I have worked within Head and Neck since I qualified in 2010. Having completed my final placement on the Head and Neck Surgery ward at UCLH, I quickly found myself drawn to this incredible patient group and was lucky enough to be given my first nursing job there. I enjoyed developing my knowledge of altered airway care and complex wound management, as well as developing my skills in holistic and psychological care for patients and their families. I was eventually seconded into the post of Deputy Sister for a year, before embarking on my first Macmillan junior CNS post in South Manchester in 2014. Here I looked after the OMFS cohort of patients and implemented a pre and post treatment HNA clinic. After a year, I returned to UCLH as a CNS, and was able to further develop my knowledge about oncological treatments for Head and Neck Cancers.
Working as part of a large CNS team, I also took on a role teaching Tracheostomy and Laryngectomy care as part of the Trust’s Altered Airway Study Day, and helped to pilot the Macmillan eHNA as part of a joint pre-treatment counselling clinic, run with dietician and SLT colleagues. In addition, I also helped to facilitate the Laryngectomy Club with my fellow SLT colleague, and together we supported the group to host a workshop for local GP practices, designed to educate them on the many changes that this patient group experience after laryngectomy surgery, and how they can best help to promote and maintain autonomy and independence. In 2018, I was involved in a pilot project where the CNS team began triaging all neck lump referrals in a straight to test pathway, requesting US imaging to be done within a week of referral. Early results indicated that this reduced the length of time from referral to diagnosis (for both malignant and benign conditions) by approximately a week.
In Summer 2020, following a year of maternity leave, I undertook a new part-time role at Epsom and St Helier hospital as the first ever Head, Neck and Thyroid CNS for the trust, and I was able to build an entirely new service. This role also gave me the opportunity of experiencing the diagnostic pathway at a DGH instead of a big cancer centre as I had been used to. During my first week in post I was signed up to take part in a Quality Improvement project with NHSI/E, which was invaluable in helping me to gain a much more in-depth perspective on service implementation, quality improvement, as well as sustainability, and more importantly on making sure that services are co-produced with patient involvement. Eventually over the course of the year I was able to increase my hours by providing temporary cross cover to the Gynaecology service, and in August 2020 I took on the full time role of Lead CNS for Head, Neck and Thyroid, Lung and Gynae Oncology, managing a team of two gynae-onc CNS’s, three lung-onc CNS’s and a Macmillan Support Worker.
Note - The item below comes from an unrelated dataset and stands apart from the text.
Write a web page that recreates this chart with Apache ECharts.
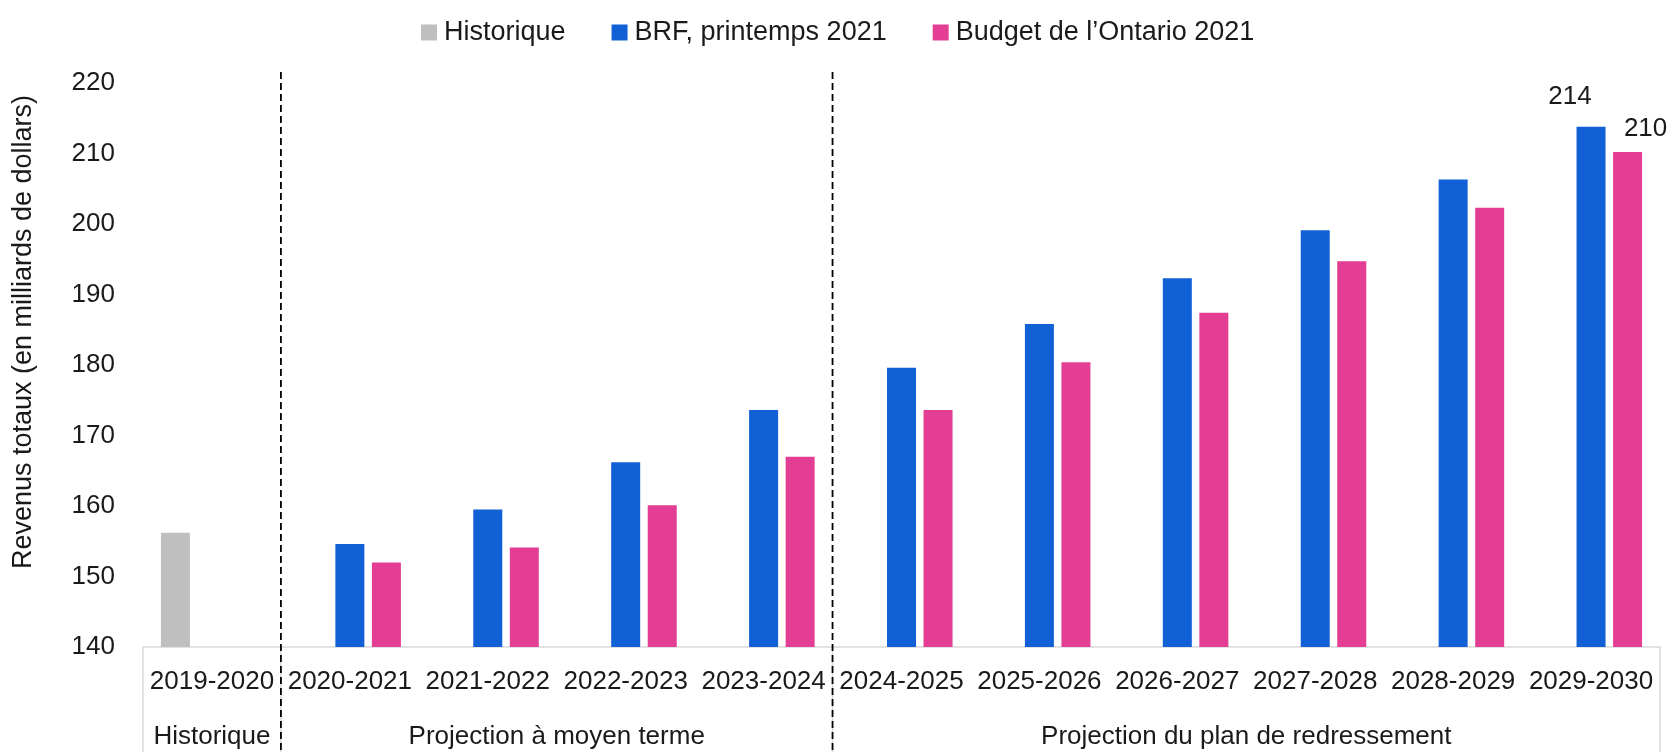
<!DOCTYPE html>
<html>
<head>
<meta charset="utf-8">
<script src="https://cdn.jsdelivr.net/npm/echarts@6/dist/echarts.min.js"></script>
<style>
html,body{margin:0;padding:0;background:#fff;}
#chart{width:1670px;height:752px;}
</style>
</head>
<body>
<div id="chart"></div>
<script>
// ---- data ----
const categories = ['2019-2020','2020-2021','2021-2022','2022-2023','2023-2024','2024-2025','2025-2026','2026-2027','2027-2028','2028-2029','2029-2030'];
const historique = [156.2, null, null, null, null, null, null, null, null, null, null];
const brf        = [null, 154.6, 159.5, 166.2, 173.6, 179.6, 185.8, 192.3, 199.1, 206.3, 213.8];
const budget     = [null, 152.0, 154.1, 160.1, 167.0, 173.6, 180.4, 187.4, 194.7, 202.3, 210.2];
const seriesNames = ['Historique', 'BRF, printemps 2021', "Budget de l’Ontario 2021"];
const groupNames = ['Historique', 'Projection à moyen terme', 'Projection du plan de redressement'];
const groupBounds = [0, 1, 5, 11];   // category index boundaries of the groups
const yMin = 140, yMax = 220, yStep = 10;

const FONT = '"Liberation Sans", Arial, sans-serif';
const TXT = '#1a1a1a';
const colors = ['#BFBFBF', '#1160D6', '#E33D94'];

const chart = echarts.init(document.getElementById('chart'), null, {renderer: 'canvas'});

function withLastLabel(arr, offset) {
  return arr.map((v, i) => {
    if (i === arr.length - 1 && v != null) {
      return {value: v, label: {show: true, position: 'top', offset: offset,
        formatter: p => Math.round(p.value), fontSize: 26, fontFamily: FONT, color: TXT}};
    }
    return v;
  });
}

const option = {
  animation: false,
  textStyle: {fontFamily: FONT},
  color: colors,
  legend: {
    top: 14, left: 416,
    itemWidth: 16, itemHeight: 16, itemGap: 46,
    icon: 'rect',
    textStyle: {fontSize: 27, fontFamily: FONT, color: TXT, padding: [0,0,0,2]},
    data: seriesNames
  },
  grid: {left: 143, right: 10, top: 83, bottom: 105, containLabel: false},
  xAxis: {
    type: 'category',
    data: categories,
    boundaryGap: true,
    axisLine: {lineStyle: {color: '#d9d9d9', width: 1.5}},
    axisTick: {show: false},
    axisLabel: {fontSize: 26, fontFamily: FONT, color: TXT, margin: 22, interval: 0}
  },
  yAxis: {
    type: 'value',
    min: yMin, max: yMax, interval: yStep,
    name: 'Revenus totaux (en milliards de dollars)',
    nameLocation: 'middle',
    nameRotate: 90,
    nameGap: 106,
    nameTextStyle: {fontSize: 27, fontFamily: FONT, color: TXT, padding: [0,0,0,66]},
    axisLine: {show: false},
    axisTick: {show: false},
    splitLine: {show: false},
    axisLabel: {fontSize: 26, fontFamily: FONT, color: TXT, margin: 28}
  },
  series: [
    {name: seriesNames[0], type: 'bar', data: historique, barWidth: 29, barGap: '26%'},
    {name: seriesNames[1], type: 'bar', data: withLastLabel(brf, [-21, -12]), barWidth: 29, barGap: '26%'},
    {name: seriesNames[2], type: 'bar', data: withLastLabel(budget, [18, -5]), barWidth: 29, barGap: '26%'}
  ]
};
chart.setOption(option);

// ---- annotations positioned through the chart's own scales ----
const c0 = chart.convertToPixel({xAxisIndex: 0}, 0);
const c1 = chart.convertToPixel({xAxisIndex: 0}, 1);
const w = c1 - c0;
const bx = k => c0 + (k - 0.5) * w;
const yAxisPx = chart.convertToPixel({yAxisIndex: 0}, yMin);
const yTopPx = chart.convertToPixel({yAxisIndex: 0}, yMax);
const H = chart.getHeight();

const graphics = [];
// light grey box lines below the axis
groupBounds.forEach(k => {
  graphics.push({type: 'line', z: 1, shape: {x1: bx(k), y1: yAxisPx, x2: bx(k), y2: H},
    style: {stroke: '#d9d9d9', lineWidth: 1.5}});
});
// dashed separators
groupBounds.slice(1, -1).forEach(k => {
  graphics.push({type: 'line', z: 10, shape: {x1: bx(k), y1: yTopPx - 11, x2: bx(k), y2: H},
    style: {stroke: '#000', lineWidth: 1.8, lineDash: [7, 4]}});
});
// group labels
groupNames.forEach((name, i) => {
  const cx = (bx(groupBounds[i]) + bx(groupBounds[i + 1])) / 2;
  graphics.push({type: 'text', z: 10, x: cx, y: yAxisPx + 90,
    style: {text: name, font: '26px ' + FONT, fill: TXT, align: 'center', verticalAlign: 'middle'}});
});
chart.setOption({graphic: graphics});
</script>
</body>
</html>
In June 2022, I launched a nurse-led telephone triage clinic, believed to be the first of its kind in the country. This meant triaging all new 2WW referrals for suspected Head and Neck Cancers (incorporating all larynx/pharynx, ear/nose/sinus, oral cavity, salivary and thyroid referrals) without bias from prior clinician triaging, using the stratified symptom-based risk calculator for Head and Neck Cancer. As the only Head and Neck CNS at the trust this was a huge piece of work involving clinicians, radiologists, directors and the lead cancer nurse for the trust. For the first six months of this project I was working single-handedly to run the telephone clinic five days a week, on top of my clinical and managerial duties, before eventually training one of my gynaecology CNS’s to provide me with some cross cover. In the first eight weeks of the telephone triage clinic being up and running I spoke with over 280 patients, and identified 19 cancers, three of which were non-H&N cancers. More recently I presented a poster at the BAHNO detailing the success of the nurse-led triage. I am extremely proud of this work, and particularly of how it can improve patient experience of being referred on a suspected cancer pathway. Being so involved at the front end of the pathway has also helped me to identify which patients are highly suspicious of having cancer, and has meant that I have been able to intervene and offer support at an earlier point.
As the CNS service at ESTH has grown over the last three years, I have been able to successfully prove the need for and recruit a second H&N CNS. I have worked hard to raise the profile of Head and Neck Cancer within the trusts that I have worked for, and I am enthusiastic and passionate about working with this amazing cohort of patients. I am so excited to be a part of BAHNON, working to further improve care for those people with Head and Neck Cancers.